Pass 2: Transition from Scratch File to Output Row Groups
Once the scratch file reaches the size of one output row group, the process transitions to the second pass. The low-level Apache Parquet package is employed to read the scratch file column-by-column, compacting the many small row groups of the scratch file into one single row group that is streamed to the output The entire process is then repeated to add additional row groups to the final output file.
The high-level algorithm for the second pass is shown below:
python# Process the data column-by-column.
for colIdx in range(numColumns):
# This output column writer will be used for all of the values read from all
# of the row groups.
columnWriter = getWriterForColumn(colIdx)
for rowGroup in rowGroups:
# Each scratch file row group is read for the values of the current
# column.
columnReader = getColumnReaderForColumn(rowGroup, colIdx)
value = columnReader.Read()
columnWriter.Write(value)
The final output here is a stream of bytes that can be piped directly to an object store or similar destination: Our connector code uses a file.Writer from the Apache Parquet package to construct column writers, and that file writer writes directly to files in S3.
Limitations of a 2-Pass Write
Although we have had good success with this strategy, we have encountered a couple of limitations that are good to be aware of.
Second Pass Overhead
It’s probably obvious that there’s going to be extra overhead from encoding the data for the first pass, and then decoding that data and encoding it again for the second pass. It would be faster to use enough memory to buffer an entire row group and do a single-pass write. In isolation, the 2-pass write of Parquet is also slower than writing data in a more stream-oriented file format like Avro or even NDJSON.

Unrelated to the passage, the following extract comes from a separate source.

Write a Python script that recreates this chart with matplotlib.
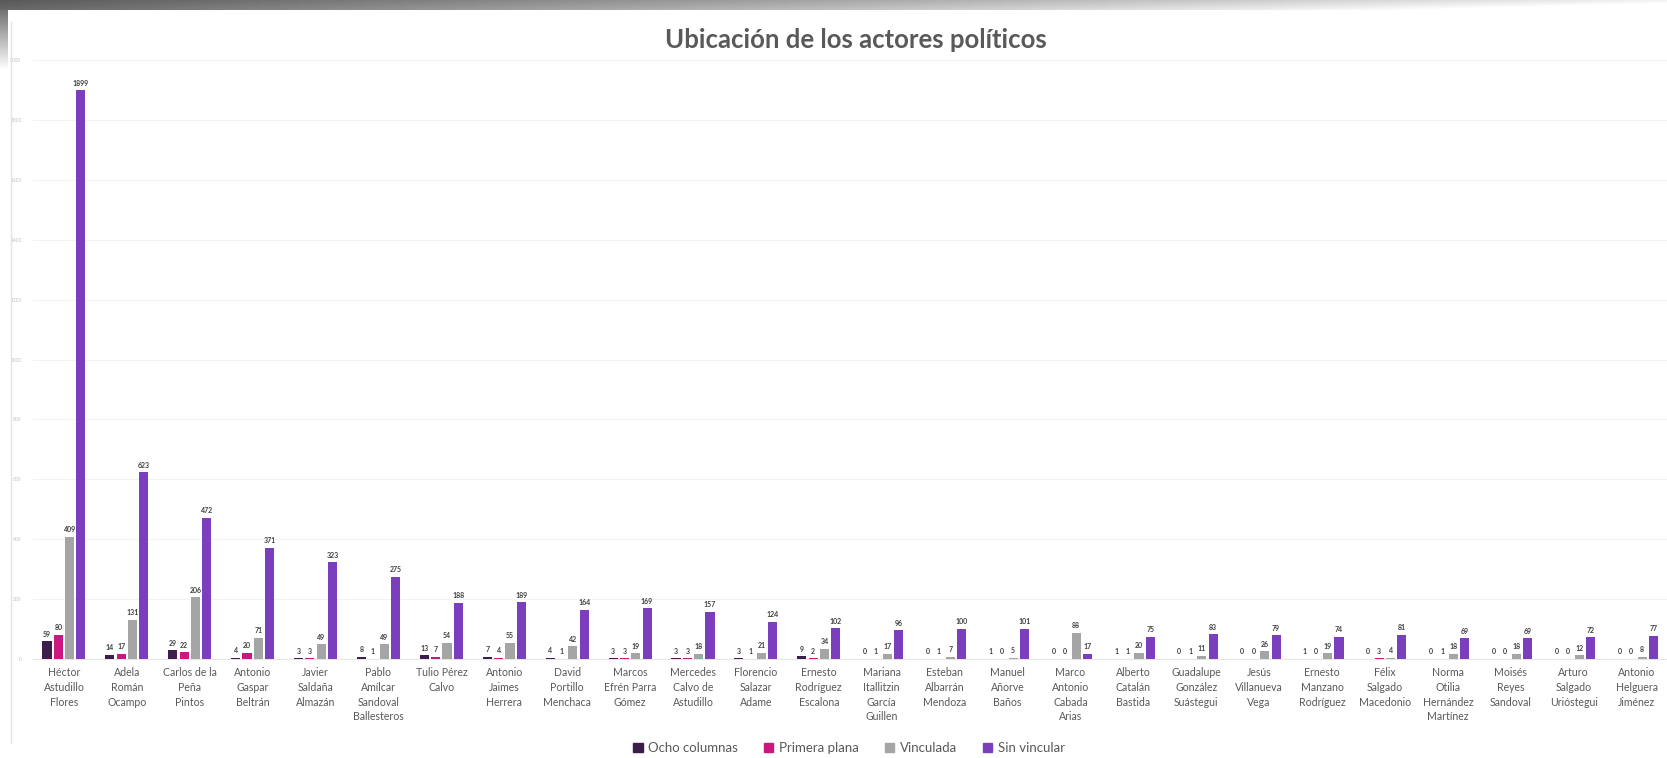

In practice, we have seen that the 2-pass write is still quite fast, and is unlikely to be a serious performance bottleneck in real production data pipelines. The higher costs that would be needed to enable a single pass write don’t seem worth it, and writing files in Parquet format is very desirable for the end user who will end up querying this data.

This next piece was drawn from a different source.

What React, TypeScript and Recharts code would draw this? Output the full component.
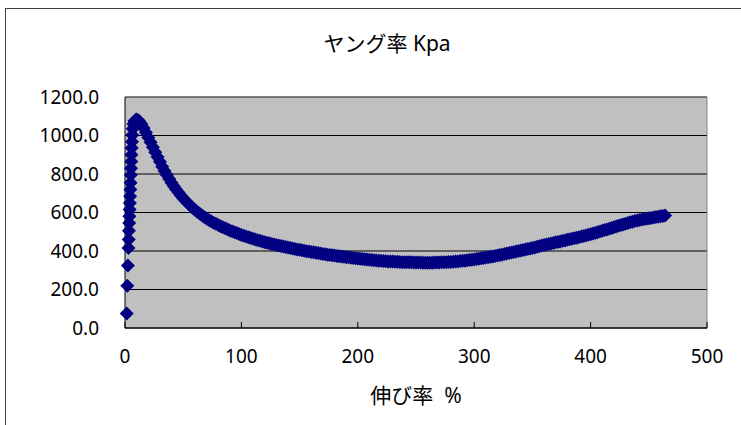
import React from "react";
import {
  ScatterChart,
  Scatter,
  XAxis,
  YAxis,
  CartesianGrid,
  ReferenceLine,
} from "recharts";

// 伸び率 (%) / ヤング率 (Kpa) readings, split by section of the curve
const rise: Array<[number, number]> = [
  [1.5, 75], [2, 220], [2.5, 325], [3, 415], [3.2, 460], [3.4, 505],
  [3.6, 545], [3.8, 580], [4, 615], [4.2, 650], [4.4, 685], [4.6, 720],
  [4.8, 755], [5, 795], [5.2, 830], [5.4, 865], [5.6, 900], [5.8, 935],
  [6, 968], [6.3, 1003], [6.7, 1035], [7.3, 1060], [8.2, 1075], [9.5, 1083],
  [10.5, 1082],
];

const fall: Array<[number, number]> = [
  [12, 1076], [14, 1060], [16, 1039], [18, 1015], [20, 990], [22, 965],
  [24, 939], [26, 913], [28, 888], [30, 863], [32, 838], [34, 816],
  [36, 795], [38, 774], [40, 755], [42, 737], [44, 720], [46, 704],
  [48, 688], [50, 674], [52, 661], [54, 648], [56, 636], [58, 625],
  [60, 614], [62, 604], [64, 595], [66, 586], [68, 577], [70, 569],
  [72, 561], [74, 554], [76, 547], [78, 541], [80, 535], [82, 529],
  [84, 523], [86, 518], [88, 513], [90, 507], [92, 502], [94, 497],
  [96, 493], [98, 488], [100, 483], [102, 479], [104, 475], [106, 471],
  [108, 467], [110, 463], [112, 460], [114, 456], [116, 453], [118, 450],
  [120, 446], [122, 443], [124, 440], [126, 437], [128, 434], [130, 431],
  [132, 429], [134, 426], [136, 423], [138, 421], [140, 418], [142, 415],
  [144, 413], [146, 411], [148, 408], [150, 406], [152, 404], [154, 401],
  [156, 399], [158, 397], [160, 395], [162, 393], [164, 391], [166, 389],
  [168, 387], [170, 385], [172, 383], [174, 381], [176, 379], [178, 378],
  [180, 376], [182, 374], [184, 373], [186, 371],
];

const trough: Array<[number, number]> = [
  [188, 370], [190, 368], [192, 367], [194, 365], [196, 364], [198, 362],
  [200, 361], [202, 360], [204, 358], [206, 357], [208, 356], [210, 354],
  [212, 353], [214, 352], [216, 351], [218, 350], [220, 349], [222, 348],
  [224, 347], [226, 346], [228, 346], [230, 345], [232, 344], [234, 344],
  [236, 343], [238, 342], [240, 342], [242, 341], [244, 341], [246, 341],
  [248, 340], [250, 340], [252, 340], [254, 340], [256, 339], [258, 339],
  [260, 339], [262, 339], [264, 339], [266, 340], [268, 340], [270, 340],
  [272, 341], [274, 341], [276, 342], [278, 343], [280, 343], [282, 344],
  [284, 345], [286, 346], [288, 348], [290, 349], [292, 350], [294, 352],
  [296, 353], [298, 354], [300, 356], [302, 358], [304, 360], [306, 362],
  [308, 364], [310, 366], [312, 368],
];

const climb: Array<[number, number]> = [
  [314, 370], [316, 372], [318, 374], [320, 377], [322, 379], [324, 381],
  [326, 384], [328, 387], [330, 389], [332, 392], [334, 395], [336, 397],
  [338, 400], [340, 403], [342, 405], [344, 408], [346, 411], [348, 413],
  [350, 415], [352, 418], [354, 422], [356, 425], [358, 428], [360, 431],
  [362, 434], [364, 437], [366, 439], [368, 442], [370, 445], [372, 447],
  [374, 450], [376, 453], [378, 455], [380, 458], [382, 461], [384, 463],
  [386, 466], [388, 469], [390, 472], [392, 475], [394, 478], [396, 481],
  [398, 484], [400, 487], [402, 491], [404, 494], [406, 498], [408, 501],
  [410, 505], [412, 509], [414, 512], [416, 516], [418, 520], [420, 524],
  [422, 527], [424, 531], [426, 535], [428, 538], [430, 542], [432, 546],
  [434, 549], [436, 552], [438, 556], [440, 558], [442, 561], [444, 564],
  [446, 566], [448, 568], [450, 570], [452, 572], [454, 574], [456, 576],
  [458, 578], [460, 580], [462, 582], [464, 585],
];

const xTicks = [0, 100, 200, 300, 400, 500];
const yTicks = [0, 200, 400, 600, 800, 1000, 1200];

const FONT = "'Noto Sans', 'Noto Sans CJK JP', sans-serif";
const NAVY = "#000080";

const data = [...rise, ...fall, ...trough, ...climb].map(([x, y]) => ({ x, y }));

function Diamond(props: any) {
  const { cx, cy } = props;
  const r = 7;
  return (
    <path
      d={`M${cx},${cy - r}L${cx + r},${cy}L${cx},${cy + r}L${cx - r},${cy}Z`}
      fill={NAVY}
    />
  );
}

function XTick(props: any) {
  const { x, y, payload } = props;
  return (
    <g>
      <line x1={x} x2={x} y1={y} y2={y - 6} stroke="#000" />
      <text x={x} y={y + 35} textAnchor="middle" fontSize={19} fill="#000" fontFamily={FONT}>
        {payload.value}
      </text>
    </g>
  );
}

export default function App() {
  return (
    <div
      style={{
        position: "fixed",
        left: 0,
        top: 0,
        width: 741,
        height: 425,
        overflow: "hidden",
        background: "#fff",
        fontFamily: FONT,
      }}
    >
      <div
        style={{
          position: "absolute",
          left: 5,
          top: 8,
          width: 1000,
          height: 1000,
          border: "1px solid #404040",
        }}
      />
      <div
        style={{
          position: "absolute",
          left: 0,
          width: 774,
          top: 27,
          textAlign: "center",
          fontSize: 21,
          lineHeight: "32px",
          color: "#000",
        }}
      >
        ヤング率 Kpa
      </div>
      <div
        style={{
          position: "absolute",
          left: 125,
          width: 582,
          top: 379,
          textAlign: "center",
          fontSize: 21,
          lineHeight: "32px",
          color: "#000",
          whiteSpace: "pre",
        }}
      >
        伸び率  %
      </div>
      <div style={{ position: "absolute", left: 0, top: 0 }}>
        <ScatterChart
          width={741}
          height={425}
          margin={{ top: 97, right: 34, bottom: 57, left: 0 }}
        >
          <CartesianGrid
            vertical={false}
            stroke="#000"
            fill="#C0C0C0"
            fillOpacity={1}
          />
          <XAxis
            type="number"
            dataKey="x"
            domain={[0, 500]}
            ticks={xTicks}
            height={40}
            tickSize={0}
            tickMargin={0}
            tickLine={false}
            axisLine={{ stroke: "#000" }}
            tick={<XTick />}
            interval={0}
          />
          <YAxis
            type="number"
            dataKey="y"
            domain={[0, 1200]}
            ticks={yTicks}
            width={125}
            tickSize={0}
            tickMargin={26}
            tickLine={false}
            axisLine={{ stroke: "#000" }}
            tickFormatter={(v: number) => v.toFixed(1)}
            tick={{ fontSize: 19, fill: "#000", fontFamily: FONT }}
            interval={0}
          />
          <ReferenceLine y={1200} stroke="#808080" />
          <ReferenceLine x={500} stroke="#808080" />
          <Scatter data={data} shape={<Diamond />} isAnimationActive={false} />
        </ScatterChart>
      </div>
    </div>
  );
}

Scratch File Metadata Size
Opening a Parquet file involves reading its metadata and holding that in memory. It turns out that a Parquet file with a large number of columns (as in 1000+ columns) and many row groups can have quite a bit of metadata - enough that if left unchecked could blow up the memory usage of the connector in extreme cases.
To prevent excessive metadata sizes, we use a simple heuristic that kicks off writing the scratch file to the output if it exceeds a certain number of column chunks. This means that data sets having huge numbers of columns might end up with smaller output row group sizes than they otherwise would. Data schemas like this are fairly rare and we haven’t seen any issues with excessively small row group sizes yet. This limitation could be improved by using a more memory-efficient Parquet implementation like Rust, or using a different scratch file format.